§ TASK PROMPT: From the listing below, return each line that includes "this".

§ DATASET:
## begin
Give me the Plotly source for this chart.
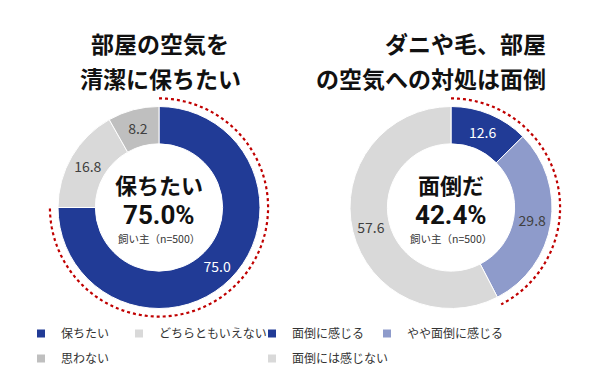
import numpy as np
import plotly.graph_objects as go

# ---- data ----
left_title = ["部屋の空気を", "清潔に保ちたい"]
left_labels = ["保ちたい", "どちらともいえない", "思わない"]
left_values = [75.0, 16.8, 8.2]
left_colors = ["#213B96", "#D9D9D9", "#BFBFBF"]
left_text_colors = ["#FFFFFF", "#404040", "#404040"]
left_center = "保ちたい"
left_highlight = [0]          # slices summed for the highlight arc / centre value

right_title = ["ダニや毛、部屋", "の空気への対処は面倒"]
right_labels = ["面倒に感じる", "やや面倒に感じる", "面倒には感じない"]
right_values = [12.6, 29.8, 57.6]
right_colors = ["#213B96", "#8E9BCB", "#D9D9D9"]
right_text_colors = ["#FFFFFF", "#404040", "#404040"]
right_center = "面倒だ"
right_highlight = [0, 1]

sample_note = "飼い主（n=500）"

FONT = "Noto Sans CJK JP"
NUMFONT = "Roboto"
# page body has an 8px default margin, so the figure is drawn 8px in from the corner
OFF = 8
W, H = 615 - OFF, 385 - OFF

fig = go.Figure()

def px_x(p):  # p: window pixel from left
    return (p - OFF) / W

def px_y(p):  # p: window pixel from top
    return 1 - (p - OFF) / H

R = 101.0  # pie radius in px
cy = 207.5
centers = [159.0, 451.0]

for i, (labels, values, colors, tcols) in enumerate([
        (left_labels, left_values, left_colors, left_text_colors),
        (right_labels, right_values, right_colors, right_text_colors)]):
    cx = centers[i]
    fig.add_trace(go.Pie(
        labels=labels, values=values, sort=False, direction="clockwise",
        rotation=0, hole=0.63,
        marker=dict(colors=colors, line=dict(color="white", width=1)),
        texttemplate="%{value:.1f}", textposition="inside",
        insidetextorientation="horizontal",
        textfont=dict(family=FONT, size=14, color=tcols),
        domain=dict(x=[px_x(cx - R), px_x(cx + R)], y=[px_y(cy + R), px_y(cy - R)]),
        showlegend=False, hoverinfo="label+value",
    ))

# highlight arcs on polar subplots
RP = 115.0
for i, (values, hl) in enumerate([(left_values, left_highlight), (right_values, right_highlight)]):
    cx = centers[i]
    share = sum(values[k] for k in hl)
    theta = np.linspace(0, share / sum(values) * 360.0, 200)
    key = "polar" if i == 0 else "polar2"
    fig.add_trace(go.Scatterpolar(
        r=np.full_like(theta, 1.08), theta=theta, mode="lines",
        line=dict(color="#C00000", width=2.2, dash="dot"),
        subplot=key, showlegend=False, hoverinfo="skip",
    ))
    fig.layout[key] = dict(
        domain=dict(x=[px_x(cx - RP), px_x(cx + RP)], y=[px_y(cy + RP), px_y(cy - RP)]),
        bgcolor="rgba(0,0,0,0)",
        radialaxis=dict(visible=False, range=[0, RP / R]),
        angularaxis=dict(visible=False, rotation=90, direction="clockwise"),
    )

# legend entries (one trace per category so columns can be laid out)
legend_map = [
    (left_labels[0], left_colors[0], "legend", "polar"),
    (left_labels[2], left_colors[2], "legend", "polar"),
    (left_labels[1], left_colors[1], "legend2", "polar"),
    (right_labels[0], right_colors[0], "legend3", "polar2"),
    (right_labels[2], right_colors[2], "legend3", "polar2"),
    (right_labels[1], right_colors[1], "legend4", "polar2"),
]
for name, col, lg, sp in legend_map:
    fig.add_trace(go.Scatterpolar(
        r=[None], theta=[None], mode="markers", name=name,
        marker=dict(symbol="square", size=8, color=col),
        subplot=sp, legend=lg, legendgroup=name, showlegend=True, hoverinfo="skip",
    ))

leg_common = dict(font=dict(family=FONT, size=12, color="#333333"), bgcolor="rgba(0,0,0,0)",
                  orientation="v", tracegroupgap=6, xanchor="left", yanchor="top",
                  itemclick=False, itemdoubleclick=False)
fig.update_layout(
    legend=dict(x=px_x(21), y=px_y(319), **leg_common),
    legend2=dict(x=px_x(119), y=px_y(319), **leg_common),
    legend3=dict(x=px_x(252), y=px_y(319), **leg_common),
    legend4=dict(x=px_x(367), y=px_y(319), **leg_common),
)

annotations = []
# titles
for j, line in enumerate(left_title):
    annotations.append(dict(text=f"<b>{line}</b>", x=px_x(160), y=px_y(43 + 35 * j),
                            xanchor="center", yanchor="middle", showarrow=False,
                            font=dict(family=FONT, size=23, color="#111111")))
for j, line in enumerate(right_title):
    annotations.append(dict(text=f"<b>{line}</b>", x=px_x(548), y=px_y(43 + 35 * j),
                            xanchor="right", yanchor="middle", showarrow=False,
                            font=dict(family=FONT, size=23, color="#111111")))
# centre texts
for i, (word, values, hl) in enumerate([(left_center, left_values, left_highlight),
                                        (right_center, right_values, right_highlight)]):
    cx = centers[i]
    pct = sum(values[k] for k in hl)
    annotations.append(dict(text=f"<b>{word}</b>", x=px_x(cx), y=px_y(184),
                            xanchor="center", yanchor="middle", showarrow=False,
                            font=dict(family=FONT, size=22, color="#111111")))
    annotations.append(dict(text=f"<b>{pct:.1f}%</b>", x=px_x(cx), y=px_y(215),
                            xanchor="center", yanchor="middle", showarrow=False,
                            font=dict(family=NUMFONT, size=26, color="#111111")))
    annotations.append(dict(text=sample_note, x=px_x(cx), y=px_y(238),
                            xanchor="center", yanchor="middle", showarrow=False,
                            font=dict(family=FONT, size=10.5, color="#333333")))

fig.update_layout(
    width=W, height=H, margin=dict(l=0, r=0, t=0, b=0),
    paper_bgcolor="white", plot_bgcolor="white",
    annotations=annotations,
    font=dict(family=FONT),
)

fig.write_html("out.html")
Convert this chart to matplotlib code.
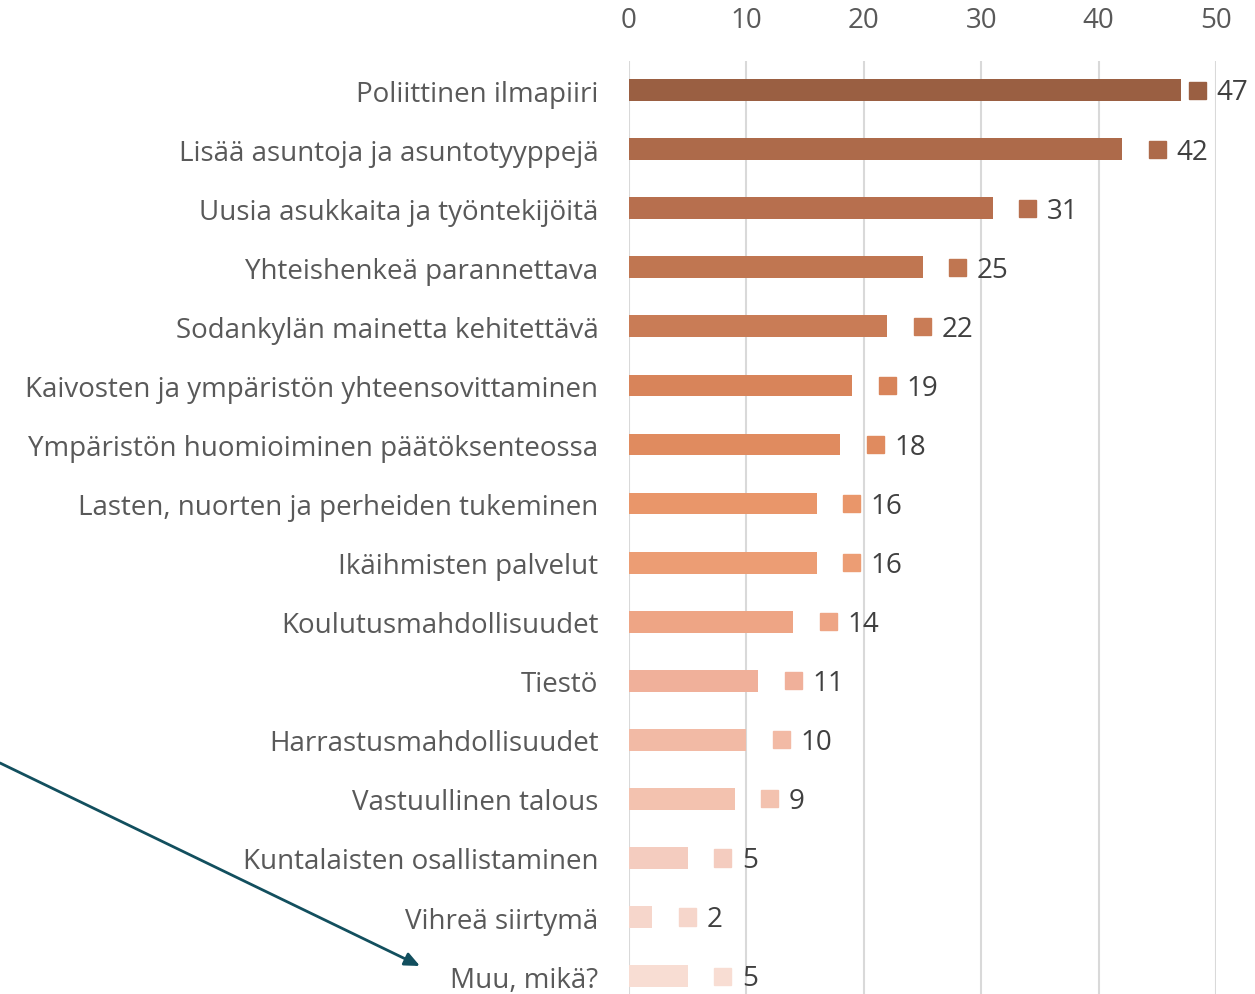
import matplotlib
matplotlib.use('Agg')
import matplotlib.pyplot as plt
from matplotlib.patches import Rectangle

plt.rcParams['font.family'] = ['Open Sans', 'DejaVu Sans']

categories = [
    'Poliittinen ilmapiiri',
    'Lisää asuntoja ja asuntotyyppejä',
    'Uusia asukkaita ja työntekijöitä',
    'Yhteishenkeä parannettava',
    'Sodankylän mainetta kehitettävä',
    'Kaivosten ja ympäristön yhteensovittaminen',
    'Ympäristön huomioiminen päätöksenteossa',
    'Lasten, nuorten ja perheiden tukeminen',
    'Ikäihmisten palvelut',
    'Koulutusmahdollisuudet',
    'Tiestö',
    'Harrastusmahdollisuudet',
    'Vastuullinen talous',
    'Kuntalaisten osallistaminen',
    'Vihreä siirtymä',
    'Muu, mikä?',
]
values = [47, 42, 31, 25, 22, 19, 18, 16, 16, 14, 11, 10, 9, 5, 2, 5]
colors = ['#9A5F42', '#AD6A4A', '#B76F4E', '#C07651', '#C97C56', '#D8845A',
          '#E08B5F', '#E9966A', '#EC9D74', '#EEA585', '#F0B09A', '#F2BAA5',
          '#F3C2AF', '#F4CCBF', '#F6D6CB', '#F8DDD3']
x_ticks = [0, 10, 20, 30, 40, 50]

W, H = 1255, 995
fig = plt.figure(figsize=(W / 100, H / 100), dpi=100)
# rows 59 px apart, first row centred at y=91 px
ax = fig.add_axes([629 / W, (H - 1006.6) / H, (1216 - 629) / W, 945 / H])

y = list(range(len(categories)))
ax.barh(y, values, color=colors, height=0.37, zorder=3)
ax.set_ylim(len(categories) - 0.5, -0.5)
ax.set_xlim(0, 50)

ax.set_yticks(y)
ax.set_yticklabels(categories, fontsize=20, color='#595959')
ax.set_xticks(x_ticks)
ax.set_xticklabels([str(t) for t in x_ticks], fontsize=20, color='#595959')
ax.xaxis.tick_top()
ax.tick_params(axis='both', length=0)
ax.tick_params(axis='y', pad=22)
ax.tick_params(axis='x', pad=19)
ax.grid(axis='x', color='#D9D9D9', linewidth=1.5, zorder=0)
for s in ax.spines.values():
    s.set_visible(False)

# data labels with legend-key squares
unit = (1216 - 629) / 50  # pixels per unit
sq_w = 17 / unit
sq_h = 0.29
for i, (v, c) in enumerate(zip(values, colors)):
    cx = min(v + 35 / unit, 48.4)
    ax.add_patch(Rectangle((cx - sq_w / 2, i - sq_h / 2), sq_w, sq_h,
                           color=c, zorder=3, clip_on=False))
    ax.text(cx + 19 / unit, i + 0.04, str(v), va='center', ha='left',
            fontsize=20, color='#404040', clip_on=False)

# arrow pointing to "Muu, mikä?"
ax.annotate('', xy=(420 / W, 1 - 967 / H), xytext=(0, 1 - 764 / H),
            xycoords='figure fraction', textcoords='figure fraction',
            arrowprops=dict(arrowstyle='-|>,head_length=0.9,head_width=0.4',
                            color='#124F5E', lw=2, shrinkA=0, shrinkB=0))

plt.savefig('out.png', dpi=100)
## end
§ FINAL RESULT:
Give me the Plotly source for this chart.
Convert this chart to matplotlib code.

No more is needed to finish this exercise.